A new study has found what could be a groundbreaking new way to spot people who are at a high risk of breast cancer recurrence.
Scientists have just made a big discovery that could change how doctors look for breast cancer in the future. The ECOG-ACRIN Cancer Research Group says they’ve managed to measure what are known as circulating tumor cells (CTCs) in blood samples from patients who had been cancer-free for five years and then determined how likely they were to have the cancer recurr.
It’s a huge new development that could provide a new way to predict how likely someone is to relapse with breast cancer. The findings were presented at the 40th annual San Antonio Breast Cancer Symposium, and scientists say they show that of the women who remained cancer free five years after diagnoses, about 5 percent had a CTC test that was positive.
They also found this positive test was tied to a risk of recurrence of around 35 percent, comapred to just 2 percent if the CTC test was negative.
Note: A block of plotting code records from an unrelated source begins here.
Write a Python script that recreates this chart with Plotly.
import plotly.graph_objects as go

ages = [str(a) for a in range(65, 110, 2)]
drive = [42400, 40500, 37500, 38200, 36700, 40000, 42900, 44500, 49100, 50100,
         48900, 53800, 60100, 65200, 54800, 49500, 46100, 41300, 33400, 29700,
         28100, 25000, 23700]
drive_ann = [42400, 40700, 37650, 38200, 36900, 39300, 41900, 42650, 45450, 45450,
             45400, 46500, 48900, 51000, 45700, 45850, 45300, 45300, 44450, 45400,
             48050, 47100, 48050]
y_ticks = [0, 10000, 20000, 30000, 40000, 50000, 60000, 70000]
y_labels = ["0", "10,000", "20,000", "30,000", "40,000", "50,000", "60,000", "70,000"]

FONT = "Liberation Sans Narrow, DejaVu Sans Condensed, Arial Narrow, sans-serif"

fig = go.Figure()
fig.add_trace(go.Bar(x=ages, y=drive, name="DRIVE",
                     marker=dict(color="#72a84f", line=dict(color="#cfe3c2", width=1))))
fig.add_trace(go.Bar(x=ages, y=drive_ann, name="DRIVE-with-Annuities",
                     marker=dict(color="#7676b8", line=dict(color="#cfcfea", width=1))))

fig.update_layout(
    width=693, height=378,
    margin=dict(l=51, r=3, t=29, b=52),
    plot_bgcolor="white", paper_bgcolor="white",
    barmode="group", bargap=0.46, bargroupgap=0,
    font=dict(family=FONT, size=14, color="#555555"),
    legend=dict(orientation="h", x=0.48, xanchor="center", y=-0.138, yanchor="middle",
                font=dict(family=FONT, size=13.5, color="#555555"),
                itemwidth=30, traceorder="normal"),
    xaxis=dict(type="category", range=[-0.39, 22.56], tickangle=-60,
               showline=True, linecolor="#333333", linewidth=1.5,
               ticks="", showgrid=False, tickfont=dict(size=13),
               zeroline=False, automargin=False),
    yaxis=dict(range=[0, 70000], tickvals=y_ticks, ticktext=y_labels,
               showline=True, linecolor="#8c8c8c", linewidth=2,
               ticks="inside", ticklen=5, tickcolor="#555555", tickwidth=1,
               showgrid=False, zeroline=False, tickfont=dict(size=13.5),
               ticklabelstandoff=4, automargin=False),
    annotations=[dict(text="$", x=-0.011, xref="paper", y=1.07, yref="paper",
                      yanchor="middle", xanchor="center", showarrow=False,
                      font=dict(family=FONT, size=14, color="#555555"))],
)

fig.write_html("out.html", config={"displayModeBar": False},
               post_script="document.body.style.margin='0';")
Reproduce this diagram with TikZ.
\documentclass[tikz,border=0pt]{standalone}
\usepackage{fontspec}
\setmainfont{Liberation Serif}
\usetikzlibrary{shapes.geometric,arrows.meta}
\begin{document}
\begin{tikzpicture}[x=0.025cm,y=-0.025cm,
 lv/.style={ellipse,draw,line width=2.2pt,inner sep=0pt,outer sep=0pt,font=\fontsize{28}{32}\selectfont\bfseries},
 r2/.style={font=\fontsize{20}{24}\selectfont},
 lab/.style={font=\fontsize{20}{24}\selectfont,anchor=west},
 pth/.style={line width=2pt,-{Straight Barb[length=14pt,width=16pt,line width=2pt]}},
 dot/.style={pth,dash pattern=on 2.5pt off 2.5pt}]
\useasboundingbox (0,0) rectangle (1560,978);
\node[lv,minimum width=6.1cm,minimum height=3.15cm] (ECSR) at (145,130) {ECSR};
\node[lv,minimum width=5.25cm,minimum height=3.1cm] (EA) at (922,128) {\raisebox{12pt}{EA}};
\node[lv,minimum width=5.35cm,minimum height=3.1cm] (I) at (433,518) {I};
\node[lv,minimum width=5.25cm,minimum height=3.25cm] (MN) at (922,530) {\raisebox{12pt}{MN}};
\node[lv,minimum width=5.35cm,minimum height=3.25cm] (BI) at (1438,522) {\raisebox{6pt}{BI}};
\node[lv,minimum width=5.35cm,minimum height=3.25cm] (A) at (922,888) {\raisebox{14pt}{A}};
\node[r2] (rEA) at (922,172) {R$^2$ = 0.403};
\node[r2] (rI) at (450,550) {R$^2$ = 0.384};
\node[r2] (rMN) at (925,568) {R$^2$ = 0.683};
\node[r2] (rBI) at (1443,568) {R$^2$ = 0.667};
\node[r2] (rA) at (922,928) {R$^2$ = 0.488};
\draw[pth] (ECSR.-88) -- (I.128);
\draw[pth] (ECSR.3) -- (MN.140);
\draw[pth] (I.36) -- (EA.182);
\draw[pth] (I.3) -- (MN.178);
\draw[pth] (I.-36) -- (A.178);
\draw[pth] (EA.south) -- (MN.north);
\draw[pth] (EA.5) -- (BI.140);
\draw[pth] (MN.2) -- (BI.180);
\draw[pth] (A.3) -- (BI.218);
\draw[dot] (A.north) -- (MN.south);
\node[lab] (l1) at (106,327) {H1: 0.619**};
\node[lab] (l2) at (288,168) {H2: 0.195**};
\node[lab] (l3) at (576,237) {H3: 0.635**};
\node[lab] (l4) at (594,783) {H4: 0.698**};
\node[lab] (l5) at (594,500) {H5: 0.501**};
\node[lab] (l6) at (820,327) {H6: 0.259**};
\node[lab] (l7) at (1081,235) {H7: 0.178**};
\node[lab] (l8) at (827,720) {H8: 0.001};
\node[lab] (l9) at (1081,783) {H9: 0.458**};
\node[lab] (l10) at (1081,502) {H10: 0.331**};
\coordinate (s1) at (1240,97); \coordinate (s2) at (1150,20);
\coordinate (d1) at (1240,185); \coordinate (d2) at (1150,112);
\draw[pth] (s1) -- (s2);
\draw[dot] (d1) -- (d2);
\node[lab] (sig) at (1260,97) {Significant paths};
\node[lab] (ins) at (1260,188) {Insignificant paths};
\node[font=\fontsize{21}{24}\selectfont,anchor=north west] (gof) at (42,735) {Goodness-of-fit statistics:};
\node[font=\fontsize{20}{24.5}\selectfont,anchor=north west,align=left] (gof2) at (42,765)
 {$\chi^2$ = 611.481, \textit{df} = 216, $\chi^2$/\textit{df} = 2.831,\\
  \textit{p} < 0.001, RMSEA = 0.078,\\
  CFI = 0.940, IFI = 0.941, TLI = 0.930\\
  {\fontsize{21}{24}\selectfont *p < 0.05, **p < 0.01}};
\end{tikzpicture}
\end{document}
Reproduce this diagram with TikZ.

It’s a finding that should result in deeper research into CTCs and how they can help predict cancer recurrence.
“Late recurrence five or more years after surgery accounts for at least one-half of recurrences of breast cancer, and there are no tests that identify who is at highest risk. We found that in women who were cancer-free five years after diagnosis, about 5 percent had a positive CTC test,” said lead researcher Joseph A. Sparano, MD, vice chair of the ECOG-ACRIN Cancer Research Group, Philadelphia, and associate director for clinical research at Montefiore Medical Center, Albert Einstein Cancer Center, New York.